Waves in elastic material

Sea ice covers about 7% of the Earth's surface and 12% of the world's oceans. The presence of global warming and an increase in human activities in the polar region has resulted in significant interest in the behaviour of waves and ice interaction. In this study, the experimental investigation of waves-ice interaction is presented in the form of propagating waves in elastic materials. This investigation aims to study wave propagation, and energy transition as waves enter from open water to a water region covered with an elastic sheet. As the waves propagate in the elastic material, the waves immediately attenuate, suggesting a loss in energy. This loss in energy cannot be explained in the classical sense (breaking etc.) as the elastic sheet's existence prevents the breaking in waves of large amplitudes.
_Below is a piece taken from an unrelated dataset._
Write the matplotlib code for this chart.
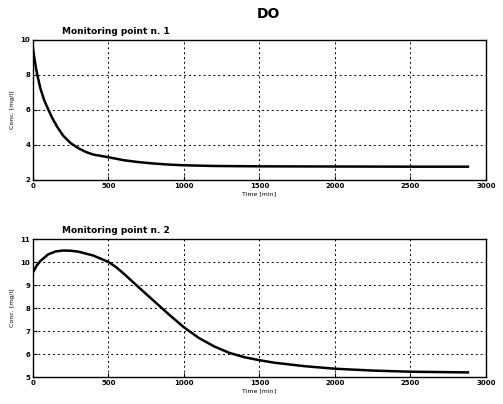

The underlying mechanism as waves adapt to the elastic region is crucial for understanding the possibility of build-up in wave energy within the elastic sheet.

 

For the experiments, a JONSWAP spectrum was used to generate wave fields. Ultrasonic probes were used to measure the surface elevation of the elastic layer and the open water free surface, and these two were compared. The attenuation rates are investigated as a function of distance. The spatio-temporal properties of the wave fields are investigated using 2D FFT to obtain the wavenumber-frequency spectrum. We find significant second-order nonlinear effects as the waves propagate with an elastic cover. Especially the occurrence of second-order difference interactions, sometimes called the group line, was found to be conspicuous in some of the wave fields.